Data shown:
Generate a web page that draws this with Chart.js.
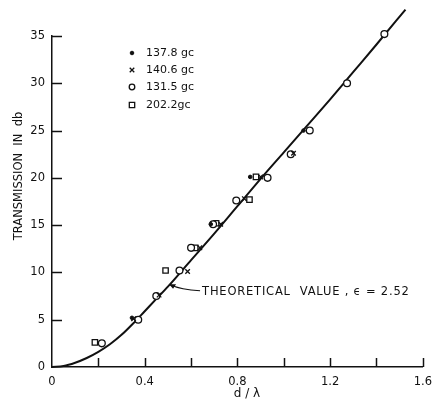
<!DOCTYPE html>
<html>
<head>
<meta charset="utf-8">
<script src="https://cdn.jsdelivr.net/npm/chart.js@4/dist/chart.umd.min.js"></script>
<style>
  html, body { margin: 0; padding: 0; background: #fff; }
  #chart { display: block; }
</style>
</head>
<body>
<canvas id="chart" width="440" height="406"></canvas>
<script>
// ---- data ----
const seriesNames = ['137.8 gc', '140.6 gc', '131.5 gc', '202.2gc'];

const dots137 = [[0.345, 5.2], [0.685, 15.1], [0.855, 20.1], [1.085, 25.0]];
const cross140 = [[0.352, 5.1], [0.462, 7.6], [0.585, 10.1], [0.638, 12.6], [0.728, 15.1],
                  [0.83, 17.8], [0.90, 20.1], [1.042, 22.6]];
const circle131 = [[0.215, 2.5], [0.372, 5.0], [0.45, 7.5], [0.55, 10.2], [0.60, 12.6],
                   [0.695, 15.1], [0.795, 17.6], [0.93, 20.0], [1.03, 22.5], [1.112, 25.0],
                   [1.273, 30.0], [1.434, 35.2]];
const square202 = [[0.185, 2.6], [0.49, 10.2], [0.618, 12.6], [0.708, 15.2], [0.852, 17.7],
                   [0.88, 20.1]];

// theoretical curve, eps = 2.52
const theoryX = [0, 0.05, 0.1, 0.15, 0.2, 0.25, 0.3, 0.35, 0.4, 0.45, 0.5, 0.6, 0.7, 0.8, 0.9,
                 1.0, 1.1, 1.2, 1.3, 1.4, 1.525];
const theoryY = [0, 0.1, 0.45, 0.95, 1.6, 2.4, 3.4, 4.6, 5.9, 7.2, 8.5, 11.3, 14.1, 17.0, 19.9,
                 22.7, 25.5, 28.3, 31.2, 34.1, 37.8];

const xTicks = [0, 0.4, 0.8, 1.2, 1.6];
const yTicks = [0, 5, 10, 15, 20, 25, 30, 35];

const toPts = arr => arr.map(p => ({ x: p[0], y: p[1] }));
const FONT = 'DejaVu Sans';

// markers: dot, x, open circle, open square
const markers = [
    { pointStyle: 'circle', radius: 1.8, bg: '#111', border: 1 },
    { pointStyle: 'crossRot', radius: 3.2, bg: '#111', border: 1.3 },
    { pointStyle: 'circle', radius: 3.4, bg: '#fff', border: 1.3 },
    { pointStyle: 'rect', radius: 3.8, bg: '#fff', border: 1.3 },
];

const pointSets = [dots137, cross140, circle131, square202];

const datasets = pointSets.map((set, i) => ({
    type: 'scatter',
    label: seriesNames[i],
    data: toPts(set),
    pointStyle: markers[i].pointStyle,
    pointRadius: markers[i].radius,
    pointBackgroundColor: markers[i].bg,
    pointBorderColor: '#111',
    pointBorderWidth: markers[i].border,
    clip: false,
    order: 0
}));

datasets.push({
    type: 'line',
    label: 'theory',
    data: theoryX.map((x, i) => ({ x: x, y: theoryY[i] })),
    borderColor: '#111',
    borderWidth: 2,
    pointRadius: 0,
    tension: 0.4,
    cubicInterpolationMode: 'monotone',
    clip: false,
    order: 5
});

// inward tick marks, legend, titles and note
const decorations = {
    id: 'decorations',
    afterDraw(chart) {
        const ctx = chart.ctx;
        const xs = chart.scales.x, ys = chart.scales.y;
        const area = chart.chartArea;
        ctx.save();
        ctx.strokeStyle = '#111';
        ctx.lineWidth = 1.5;

        // x ticks every 0.2, pointing up
        for (let v = 0.2; v <= 1.61; v += 0.2) {
            const px = Math.round(xs.getPixelForValue(v)) + 0.5;
            ctx.beginPath();
            ctx.moveTo(px, area.bottom);
            ctx.lineTo(px, area.bottom - 9);
            ctx.stroke();
        }
        // y ticks, pointing right
        yTicks.forEach(v => {
            if (v === 0) return;
            const py = Math.round(ys.getPixelForValue(v)) + 0.5;
            ctx.beginPath();
            ctx.moveTo(area.left, py);
            ctx.lineTo(area.left + 10, py);
            ctx.stroke();
        });

        // legend
        ctx.fillStyle = '#111';
        ctx.font = '11px "' + FONT + '"';
        ctx.textBaseline = 'middle';
        const legendRows = [53, 70, 87, 105];
        seriesNames.forEach((name, i) => {
            const m = markers[i];
            ctx.lineWidth = m.border;
            ctx.fillStyle = m.bg;
            ctx.strokeStyle = '#111';
            Chart.helpers.drawPoint(ctx, {
                pointStyle: m.pointStyle,
                radius: i === 2 ? 2.8 : m.radius,
                borderWidth: m.border,
                rotation: 0
            }, 132, legendRows[i]);
            ctx.fillStyle = '#111';
            ctx.fillText(name, 146, legendRows[i]);
        });

        // y title
        ctx.save();
        ctx.translate(19, 176);
        ctx.rotate(-Math.PI / 2);
        ctx.textAlign = 'center';
        ctx.font = '11.5px "' + FONT + '"';
        ctx.fillStyle = '#111';
        ctx.fillText('TRANSMISSION  IN  db', 0, 0);
        ctx.restore();

        // x title
        ctx.textAlign = 'center';
        ctx.font = '12px "' + FONT + '"';
        ctx.fillText('d / λ', 247, 394);

        // note with arrow
        const tipX = xs.getPixelForValue(0.505);
        const tipY = ys.getPixelForValue(8.7);
        ctx.strokeStyle = '#111';
        ctx.lineWidth = 1.1;
        ctx.beginPath();
        ctx.moveTo(tipX + 31, tipY + 6);
        ctx.quadraticCurveTo(tipX + 12, tipY + 5, tipX + 1, tipY);
        ctx.stroke();
        ctx.fillStyle = '#111';
        ctx.beginPath();
        ctx.moveTo(tipX, tipY - 0.5);
        ctx.lineTo(tipX + 7, tipY - 0.5);
        ctx.lineTo(tipX + 4, tipY + 4);
        ctx.closePath();
        ctx.fill();

        ctx.textAlign = 'left';
        ctx.font = '11.5px "' + FONT + '"';
        if ('letterSpacing' in ctx) ctx.letterSpacing = '0.8px';
        ctx.fillText('THEORETICAL  VALUE , ϵ = 2.52', tipX + 33, tipY + 7);
        ctx.restore();
    }
};

new Chart(document.getElementById('chart'), {
    type: 'scatter',
    data: { datasets: datasets },
    plugins: [decorations],
    options: {
        responsive: false,
        animation: false,
        layout: { padding: { top: 36, right: 9, left: 0, bottom: 0 } },
        plugins: {
            legend: { display: false },
            tooltip: { enabled: false }
        },
        scales: {
            x: {
                type: 'linear',
                min: 0,
                max: 1.6,
                afterFit: function (scale) { scale.height = 39; },
                afterBuildTicks: function (scale) {
                    scale.ticks = xTicks.map(v => ({ value: v }));
                },
                grid: { display: false, drawTicks: false },
                border: { display: true, color: '#111', width: 1.5 },
                ticks: {
                    padding: 8,
                    color: '#111',
                    font: { family: FONT, size: 11.5 },
                    maxRotation: 0,
                    callback: v => (v === 0 ? '0' : String(v))
                }
            },
            y: {
                type: 'linear',
                min: 0,
                max: 35,
                afterFit: function (scale) { scale.width = 52; },
                afterBuildTicks: function (scale) {
                    scale.ticks = yTicks.map(v => ({ value: v }));
                },
                grid: { display: false, drawTicks: false },
                border: { display: true, color: '#111', width: 1.5 },
                ticks: {
                    padding: 7,
                    color: '#111',
                    font: { family: FONT, size: 11.5 }
                }
            }
        }
    }
});
</script>
</body>
</html>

What is needed: Restate the entire listing word for word, excluding pictures.

Result of the exercise:
Generate a web page that draws this with Chart.js.
<!DOCTYPE html>
<html>
<head>
<meta charset="utf-8">
<script src="https://cdn.jsdelivr.net/npm/chart.js@4/dist/chart.umd.min.js"></script>
<style>
  html, body { margin: 0; padding: 0; background: #fff; }
  #chart { display: block; }
</style>
</head>
<body>
<canvas id="chart" width="440" height="406"></canvas>
<script>
// ---- data ----
const seriesNames = ['137.8 gc', '140.6 gc', '131.5 gc', '202.2gc'];

const dots137 = [[0.345, 5.2], [0.685, 15.1], [0.855, 20.1], [1.085, 25.0]];
const cross140 = [[0.352, 5.1], [0.462, 7.6], [0.585, 10.1], [0.638, 12.6], [0.728, 15.1],
                  [0.83, 17.8], [0.90, 20.1], [1.042, 22.6]];
const circle131 = [[0.215, 2.5], [0.372, 5.0], [0.45, 7.5], [0.55, 10.2], [0.60, 12.6],
                   [0.695, 15.1], [0.795, 17.6], [0.93, 20.0], [1.03, 22.5], [1.112, 25.0],
                   [1.273, 30.0], [1.434, 35.2]];
const square202 = [[0.185, 2.6], [0.49, 10.2], [0.618, 12.6], [0.708, 15.2], [0.852, 17.7],
                   [0.88, 20.1]];

// theoretical curve, eps = 2.52
const theoryX = [0, 0.05, 0.1, 0.15, 0.2, 0.25, 0.3, 0.35, 0.4, 0.45, 0.5, 0.6, 0.7, 0.8, 0.9,
                 1.0, 1.1, 1.2, 1.3, 1.4, 1.525];
const theoryY = [0, 0.1, 0.45, 0.95, 1.6, 2.4, 3.4, 4.6, 5.9, 7.2, 8.5, 11.3, 14.1, 17.0, 19.9,
                 22.7, 25.5, 28.3, 31.2, 34.1, 37.8];

const xTicks = [0, 0.4, 0.8, 1.2, 1.6];
const yTicks = [0, 5, 10, 15, 20, 25, 30, 35];

const toPts = arr => arr.map(p => ({ x: p[0], y: p[1] }));
const FONT = 'DejaVu Sans';

// markers: dot, x, open circle, open square
const markers = [
    { pointStyle: 'circle', radius: 1.8, bg: '#111', border: 1 },
    { pointStyle: 'crossRot', radius: 3.2, bg: '#111', border: 1.3 },
    { pointStyle: 'circle', radius: 3.4, bg: '#fff', border: 1.3 },
    { pointStyle: 'rect', radius: 3.8, bg: '#fff', border: 1.3 },
];

const pointSets = [dots137, cross140, circle131, square202];

const datasets = pointSets.map((set, i) => ({
    type: 'scatter',
    label: seriesNames[i],
    data: toPts(set),
    pointStyle: markers[i].pointStyle,
    pointRadius: markers[i].radius,
    pointBackgroundColor: markers[i].bg,
    pointBorderColor: '#111',
    pointBorderWidth: markers[i].border,
    clip: false,
    order: 0
}));

datasets.push({
    type: 'line',
    label: 'theory',
    data: theoryX.map((x, i) => ({ x: x, y: theoryY[i] })),
    borderColor: '#111',
    borderWidth: 2,
    pointRadius: 0,
    tension: 0.4,
    cubicInterpolationMode: 'monotone',
    clip: false,
    order: 5
});

// inward tick marks, legend, titles and note
const decorations = {
    id: 'decorations',
    afterDraw(chart) {
        const ctx = chart.ctx;
        const xs = chart.scales.x, ys = chart.scales.y;
        const area = chart.chartArea;
        ctx.save();
        ctx.strokeStyle = '#111';
        ctx.lineWidth = 1.5;

        // x ticks every 0.2, pointing up
        for (let v = 0.2; v <= 1.61; v += 0.2) {
            const px = Math.round(xs.getPixelForValue(v)) + 0.5;
            ctx.beginPath();
            ctx.moveTo(px, area.bottom);
            ctx.lineTo(px, area.bottom - 9);
            ctx.stroke();
        }
        // y ticks, pointing right
        yTicks.forEach(v => {
            if (v === 0) return;
            const py = Math.round(ys.getPixelForValue(v)) + 0.5;
            ctx.beginPath();
            ctx.moveTo(area.left, py);
            ctx.lineTo(area.left + 10, py);
            ctx.stroke();
        });

        // legend
        ctx.fillStyle = '#111';
        ctx.font = '11px "' + FONT + '"';
        ctx.textBaseline = 'middle';
        const legendRows = [53, 70, 87, 105];
        seriesNames.forEach((name, i) => {
            const m = markers[i];
            ctx.lineWidth = m.border;
            ctx.fillStyle = m.bg;
            ctx.strokeStyle = '#111';
            Chart.helpers.drawPoint(ctx, {
                pointStyle: m.pointStyle,
                radius: i === 2 ? 2.8 : m.radius,
                borderWidth: m.border,
                rotation: 0
            }, 132, legendRows[i]);
            ctx.fillStyle = '#111';
            ctx.fillText(name, 146, legendRows[i]);
        });

        // y title
        ctx.save();
        ctx.translate(19, 176);
        ctx.rotate(-Math.PI / 2);
        ctx.textAlign = 'center';
        ctx.font = '11.5px "' + FONT + '"';
        ctx.fillStyle = '#111';
        ctx.fillText('TRANSMISSION  IN  db', 0, 0);
        ctx.restore();

        // x title
        ctx.textAlign = 'center';
        ctx.font = '12px "' + FONT + '"';
        ctx.fillText('d / λ', 247, 394);

        // note with arrow
        const tipX = xs.getPixelForValue(0.505);
        const tipY = ys.getPixelForValue(8.7);
        ctx.strokeStyle = '#111';
        ctx.lineWidth = 1.1;
        ctx.beginPath();
        ctx.moveTo(tipX + 31, tipY + 6);
        ctx.quadraticCurveTo(tipX + 12, tipY + 5, tipX + 1, tipY);
        ctx.stroke();
        ctx.fillStyle = '#111';
        ctx.beginPath();
        ctx.moveTo(tipX, tipY - 0.5);
        ctx.lineTo(tipX + 7, tipY - 0.5);
        ctx.lineTo(tipX + 4, tipY + 4);
        ctx.closePath();
        ctx.fill();

        ctx.textAlign = 'left';
        ctx.font = '11.5px "' + FONT + '"';
        if ('letterSpacing' in ctx) ctx.letterSpacing = '0.8px';
        ctx.fillText('THEORETICAL  VALUE , ϵ = 2.52', tipX + 33, tipY + 7);
        ctx.restore();
    }
};

new Chart(document.getElementById('chart'), {
    type: 'scatter',
    data: { datasets: datasets },
    plugins: [decorations],
    options: {
        responsive: false,
        animation: false,
        layout: { padding: { top: 36, right: 9, left: 0, bottom: 0 } },
        plugins: {
            legend: { display: false },
            tooltip: { enabled: false }
        },
        scales: {
            x: {
                type: 'linear',
                min: 0,
                max: 1.6,
                afterFit: function (scale) { scale.height = 39; },
                afterBuildTicks: function (scale) {
                    scale.ticks = xTicks.map(v => ({ value: v }));
                },
                grid: { display: false, drawTicks: false },
                border: { display: true, color: '#111', width: 1.5 },
                ticks: {
                    padding: 8,
                    color: '#111',
                    font: { family: FONT, size: 11.5 },
                    maxRotation: 0,
                    callback: v => (v === 0 ? '0' : String(v))
                }
            },
            y: {
                type: 'linear',
                min: 0,
                max: 35,
                afterFit: function (scale) { scale.width = 52; },
                afterBuildTicks: function (scale) {
                    scale.ticks = yTicks.map(v => ({ value: v }));
                },
                grid: { display: false, drawTicks: false },
                border: { display: true, color: '#111', width: 1.5 },
                ticks: {
                    padding: 7,
                    color: '#111',
                    font: { family: FONT, size: 11.5 }
                }
            }
        }
    }
});
</script>
</body>
</html>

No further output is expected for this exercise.